Pruning

Maker:S,Date:2017-11-29,Ver:6,Lens:Kan03,Act:Lar02,E-Y

One my mentors in the past used code words with me.  He could say one word, and it would unroll a complex idea or question. 

For example, he would ask me periodically, “Pruning?”  which I knew expanded to “How goes the pruning process, so that you’re only working on the fruit-bearing work that matters most?

Want more tomatoes, apples, roses?  You have to prune.  At first it seems shockingly harsh.  Pinch off the suckers. Apples are only produced on new growth, so a pruned apple orchard looks like a hacked-off collection of stumpy, thick branches. Cut back the rosebushes to a fraction of their size.  I remember watching my grandfather cut back the roses near their farmhouse in Lumberport, West Virginia.  He saw my expression and said, “If you ask the roses, they don’t like to be pruned.”

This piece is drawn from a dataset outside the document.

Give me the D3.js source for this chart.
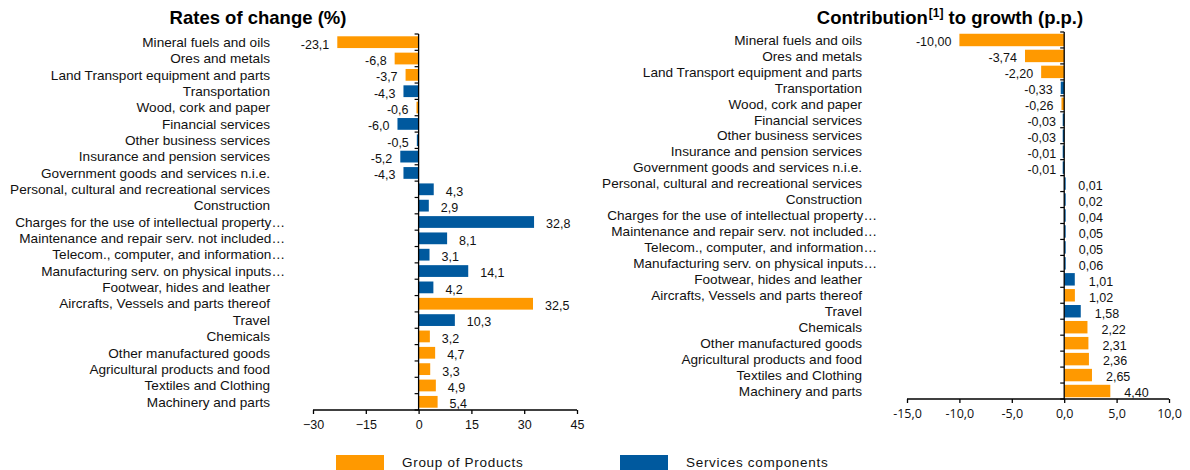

If you don’t prune you might still have lots of leaves and branches, but you’ll have less of the valuable fruit.  Pruning focuses the energy of the plant on fruit-bearing stems and branches.

What’s in your workflow now which could be pruned?  What work creates pretty leaves and no lasting fruit?  What is the biggest and best fruit you should be producing?  What about the work done by your team, your organization?   If you’re having difficulty imagining what could be pruned, begin with this question: “What does my customer – the person who writes the check – value?” 

Note: Pruning is different than delegating work to someone else.  Don’t delegate non-value-add work to others just to get it off your list.